What if… we turn things around a bit?

Roleplaying games almost all follow the same model for task resolution. You declare an action, then roll dice to see how it turns out. There might be additional rolls (such as rolling damage after seeing if your attack hits) or secondary effects (yes-and, yes-but, no-but, no-and results) to be determined afterward.

Tabletop games, especially board games, often have more deterministic action resolution. In fact, many have no randomization beyond choosing first player: your pawn attacks your opponent’s knight, the knight is captured. There are many simple, classic games that your random element — dice roll — happens at the start of your turn and you decide what to do. For instance, in Backgammon and Sorry you roll the dice and then decide how to apply them to move your markers.

Can we do something similar in Echelon? Instead of “declare, roll to determine success and effect”, “roll, act deterministically”?

I think we can.

Euro Dice System

Keep the dice assignment by tier (Basic d4, Expert d6, Veteran d8, Heroic d10, Champion d12, Paragon d16, Legendary d20, Epic d24, Mythic d30).

Have a concrete list of base rolls, probably 5-10 of them. These might be divided by type of talent (martial, skill, spell), ability score (strength, dexterity, wisdom), or metaphysical considerations (earth, fire, void). Each talent will be associated with one or more roll, and have abilities at each tier that have target numbers with particular rolls.

Each turn, you roll four dice, based on your talents: your tier die (which can apply to any roll), up to one cornerstone die (most will apply to two types of roll), up to one capstone die (also might apply to two or more types of roll), and as many common dice as needed to get to four total. Roll the four to see what resources you have available this round.
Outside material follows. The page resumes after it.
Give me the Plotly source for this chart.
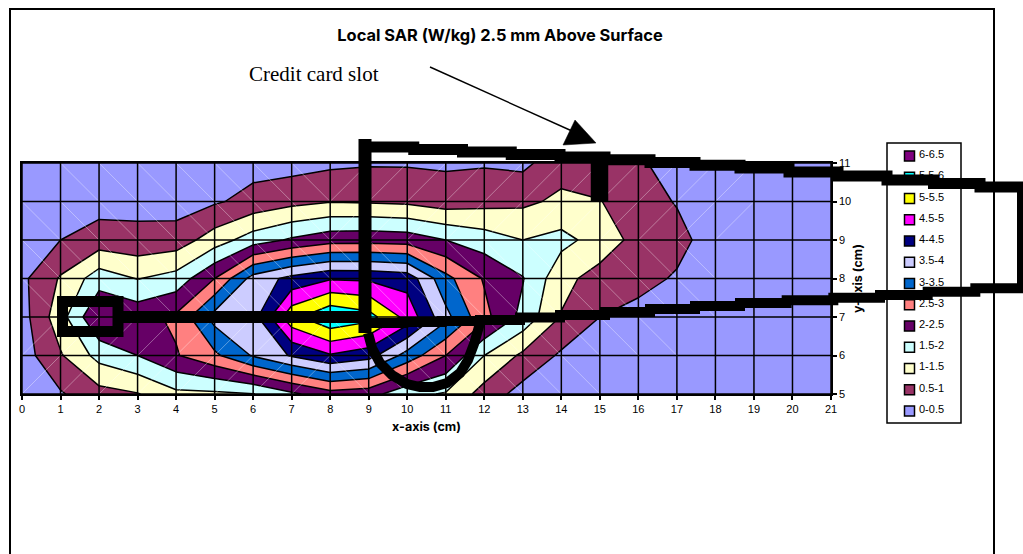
import plotly.graph_objects as go

x_cm = list(range(22))
y_cm = [5, 6, 7, 8, 9, 10, 11]
z_y5 = [.1, .45, .82, .97, 1.38, 1.4, 1.48, 1.9, 2.3, 2.2, 1.65, 1.45, .79, .3, .1, .05, .02, 0, 0, 0, 0, 0]
z_y6 = [.26, .95, 1.67, 2.0, 2.46, 2.9, 3.55, 4.05, 4.45, 4.2, 3.3, 2.5, 1.5, .9, .42, .2, .1, .05, .03, 0, 0, 0]
z_y7 = [.3, 1.3, 2.5, 2.33, 2.59, 3.69, 3.8, 5.35, 5.95, 5.7, 4.83, 3.65, 2.65, 1.85, .97, .5, .35, .2, .1, .05, 0, 0]
z_y8 = [.39, 1.05, 1.77, 1.48, 1.69, 2.5, 3.7, 4.15, 4.45, 4.42, 4.3, 3.15, 2.45, 2.03, 1.15, .8, .65, .45, .2, .1, .05, 0]
z_y9 = [.25, .5, .73, .66, .73, 1.25, 1.75, 2.07, 2.3, 2.33, 2.28, 2.0, 1.75, 1.5, 1.65, 1.3, .82, .65, .27, .1, .05, 0]
z_y10 = [.1, .25, .3, .33, .27, .44, .66, .85, .97, .95, .9, .75, .83, .9, 1.1, 1.02, .7, .47, .3, .1, .05, 0]
z_y11 = [0, .1, .1, .08, .1, .12, .33, .31, .4, .45, .45, .43, .45, .38, .8, .7, .55, .35, .2, .1, .05, 0]
z_rows = [z_y5, z_y6, z_y7, z_y8, z_y9, z_y10, z_y11]
band_labels = ["0-0.5", "0.5-1", "1-1.5", "1.5-2", "2-2.5", "2.5-3", "3-3.5", "3.5-4", "4-4.5", "4.5-5", "5-5.5", "5.5-6", "6-6.5"]
band_colors = ["#9999FF", "#993366", "#FFFFCC", "#CCFFFF", "#660066", "#FF8080", "#0066CC", "#CCCCFF", "#000080", "#FF00FF", "#FFFF00", "#00FFFF", "#800080"]

W, H = 1023, 554
def px(v): return v / W
def py(v): return 1 - v / H
FONT = "Liberation Sans"
BOLD = "Inter"

# one colour slot centred on each band's mid value as plotly.js looks it up
n_up = len(band_colors) - 1
scale = []
for i, c in enumerate(band_colors):
    scale += [[max((i - 0.5) / n_up, 0), c], [min((i + 0.5) / n_up, 1), c]]

fig = go.Figure()
fig.add_trace(go.Contour(
    x=x_cm, y=y_cm, z=z_rows,
    colorscale=scale, showscale=False, hoverinfo="skip",
    contours=dict(start=0.5, end=6, size=0.5, coloring="fill"),
    line=dict(color="black", width=1.5, smoothing=0)))

# faint triangulation seams of the original contour renderer
seam_x, seam_y = [], []
for j in range(len(y_cm) - 1):
    for i in range(len(x_cm) - 1):
        corners = [z_rows[j][i], z_rows[j][i + 1], z_rows[j + 1][i], z_rows[j + 1][i + 1]]
        if max(corners) < 0.3 or min(corners) <= 0:
            continue
        if i < 8:
            rising = y_cm[j] < 7
        else:
            rising = y_cm[j] >= 9
        seam_x += [x_cm[i], x_cm[i + 1], None]
        seam_y += ([y_cm[j], y_cm[j + 1], None] if rising else [y_cm[j + 1], y_cm[j], None])
fig.add_trace(go.Scatter(x=seam_x, y=seam_y, mode="lines", line=dict(color="rgba(255,255,255,0.45)", width=0.8),
                         hoverinfo="skip", showlegend=False))

grid_x, grid_y = [], []
for v in x_cm:
    grid_x += [v, v, None]
    grid_y += [y_cm[0], y_cm[-1], None]
for v in y_cm:
    grid_x += [x_cm[0], x_cm[-1], None]
    grid_y += [v, v, None]
fig.add_trace(go.Scatter(x=grid_x, y=grid_y, mode="lines", line=dict(color="black", width=1.5),
                         hoverinfo="skip", showlegend=False))

n = len(band_colors)
rows = list(range(n))
fig.add_trace(go.Scatter(x=[909.5] * n, y=rows, mode="markers", xaxis="x2", yaxis="y2",
                         marker=dict(symbol="square", size=10, color=band_colors, line=dict(color="black", width=1.5)),
                         hoverinfo="skip", showlegend=False))

annotations = [
    dict(text="Credit card slot", xref="paper", yref="paper", x=px(248), y=py(74), xanchor="left", yanchor="middle",
         showarrow=False, xshift=-1, font=dict(family="Liberation Serif", size=21, color="black")),
]
for i, label in enumerate(band_labels):
    annotations.append(dict(text=label, xref="x2", yref="y2", x=916.5, y=i, xanchor="left", yanchor="middle", yshift=2,
                            showarrow=False, font=dict(family=FONT, size=11, color="black")))

def poly(pts, closed=False):
    d = "M" + " L".join(f"{px(a)},{py(b)}" for a, b in pts)
    return d + (" Z" if closed else "")

def stroke(pts, w, closed=False):
    return dict(type="path", xref="paper", yref="paper", path=poly(pts, closed), layer="above",
                line=dict(color="black", width=w), fillcolor="rgba(0,0,0,0)")

def solid(pts):
    return dict(type="path", xref="paper", yref="paper", path=poly(pts, True), layer="above",
                line=dict(color="black", width=0.5), fillcolor="black")

def stair(pts, run=44):
    # the card outline in the source is a coarse bitmap: long flat runs with small jumps
    out = [pts[0]]
    for (a0, b0), (a1, b1) in zip(pts, pts[1:]):
        steps = max(1, round((a1 - a0) / run))
        for k in range(1, steps + 1):
            a = a0 + (a1 - a0) * k / steps
            b = b0 + (b1 - b0) * k / steps
            out += [(a, out[-1][1]), (a, b)]
    return out

shapes = [
    dict(type="path", xref="paper", yref="paper", layer="below", path=poly([(10, 554), (10, 9), (994, 9), (994, 554)]),
         line=dict(color="black", width=2)),
    dict(type="rect", xref="paper", yref="paper", layer="below", x0=px(887), x1=px(961), y0=py(143), y1=py(423),
         line=dict(color="black", width=1.5), fillcolor="white"),
    stroke(stair([(365, 147), (560, 157), (740, 168), (887, 180), (980, 187), (1023, 188)]), 11),
    stroke([(1020, 188), (1020, 286)], 6),
    stroke(stair([(365, 323), (480, 320), (560, 315), (740, 303), (880, 295), (1023, 285)]), 10),
    stroke([(365, 139), (365, 333)], 13),
    stroke([(62.5, 301.5), (118, 301.5), (118, 331.5), (62.5, 331.5)], 11, closed=True),
    stroke([(118, 317), (365, 317)], 12),
    stroke([(368, 333), (372, 348), (380, 363), (392, 375), (407, 384), (420, 387), (433, 387), (447, 383),
            (460, 373), (468, 360), (474, 344), (480, 323)], 10),
    solid([(591, 160), (608, 160), (608, 201), (591, 201)]),
    stroke([(430, 67), (572, 131)], 1.4),
    solid([(575, 120), (596, 143), (563, 145)]),
]

axis_line = dict(showline=True, linecolor="black", linewidth=1.5, mirror=True, showgrid=False, zeroline=False,
                 automargin=False, ticks="outside", ticklen=4, tickwidth=1.5, tickcolor="black",
                 tickfont=dict(family=FONT, size=11, color="black"))

fig.update_layout(
    width=W, height=H, margin=dict(l=0, r=0, t=0, b=0), paper_bgcolor="white", plot_bgcolor="white",
    showlegend=False,
    title=dict(text="<b>Local SAR (W/kg) 2.5 mm Above Surface</b>", x=500 / W, y=py(35), xanchor="center", yanchor="middle",
               automargin=False, font=dict(family=BOLD, size=16.4, color="black")),
    xaxis=dict(domain=[px(22), px(831)], range=[0, 21], tickvals=x_cm, anchor="y",
               title=dict(text="<b>x-axis (cm)</b>", font=dict(family=BOLD, size=12.5, color="black"), standoff=8), **axis_line),
    yaxis=dict(domain=[py(394), py(163)], range=[5, 11], tickvals=y_cm, side="right", anchor="x",
               title=dict(text="<b>y-axis (cm)</b>", font=dict(family=BOLD, size=12.5, color="black"), standoff=3), **axis_line),
    xaxis2=dict(domain=[px(887), px(961)], range=[887, 961], visible=False, anchor="y2"),
    yaxis2=dict(domain=[py(421.6), py(145.4)], range=[-0.5, 12.5], visible=False, anchor="x2"),
    annotations=annotations, shapes=shapes,
)
fig.write_html("out.html", config={"displayModeBar": False},
               post_script="document.body.style.margin='0';document.body.style.overflow='hidden';")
You can apply a die to whatever ability you want, if it meets the target number for that type of roll. However, you can apply only one common die per roll type. For instance, if you roll 2d8 common martial for an attack, you stand a pretty good chance of getting the success you need… but apply only one die to the effect. If you roll d8 martial and d8 void you might succeed on one or the other (which give you different options), or both (which might let you combine them, such as if you’re a martial initiate). If your cornerstone supports them — a martial tradition that focuses on a certain mode of metaphysical combat, say — the die rolled for that talent might be used to meet the martial or void requirement on the ability.

Given four dice and a reasonably close arrangement to what you might want to do — you don’t roll a bunch of ‘martial dice’ to cast a spell — you stand a good chance of being able to use an ability from your current tier… and if you don’t you can probably still do something from a lower tier.

Other Thoughts

The core of this model is described above, but a couple things come to mind that need to be considered.

When to Roll

Obviously you don’t roll before the action starts, so the first roll happens at the start of your first turn (or even at the start of the action, before your turn). For ease of play, after that you roll at the end of your turn. This gives you an opportunity to review the options available to you so you’re ready at the start of your next turn.

No Good Action

Normally in an RPG you can declare an action that fails, achieving nothing that round. That’s unfortunate, but happens. You tried.

In the model described here, though, it’s possible to roll and end up with nothing actually workable or useful. It feels like you can’t even try. While there is a certain element of truth to this — sometimes you’re put in a position you can’t succeed at something — it likely won’t feel good.

So, if you find that you can’t do anything useful, rather than being a full failure, do-nothing round, you can take a token that can be used next round. Of all the types you rolled this round, you can take a token that will let you add to or reroll a roll of that type in a later round (not yet determined). So, if you try to roll a mix of martial and fire, and aren’t able to do what you wanted to do, you can take a fire or martial token that will help you the next time.

Spending Dice Out of Turn

As written, this model means effects are applied deterministically. If you have the success needed to overcome an opponent’s armor, you hit for damage. If you have the successes needed for a spell, the spell works to full normal effect.

This applies against PCs as well. There are no saving throws or the like here, you need to have the defense bought up to where it can’t be beaten.

This is all on purpose, to speed play. As an optional rule, if you roll dice at the end of the last turn, special characters (PCs and major NPCs) can spend those dice out of turn to augment or replace an overcome defense. A fighter might spend a martial die to parry an attack, a wizard might spend a spell die to cast an immediate shield to do the same. These dice are lost to the player on the next turn, so it’s trading future ability for immediate defense.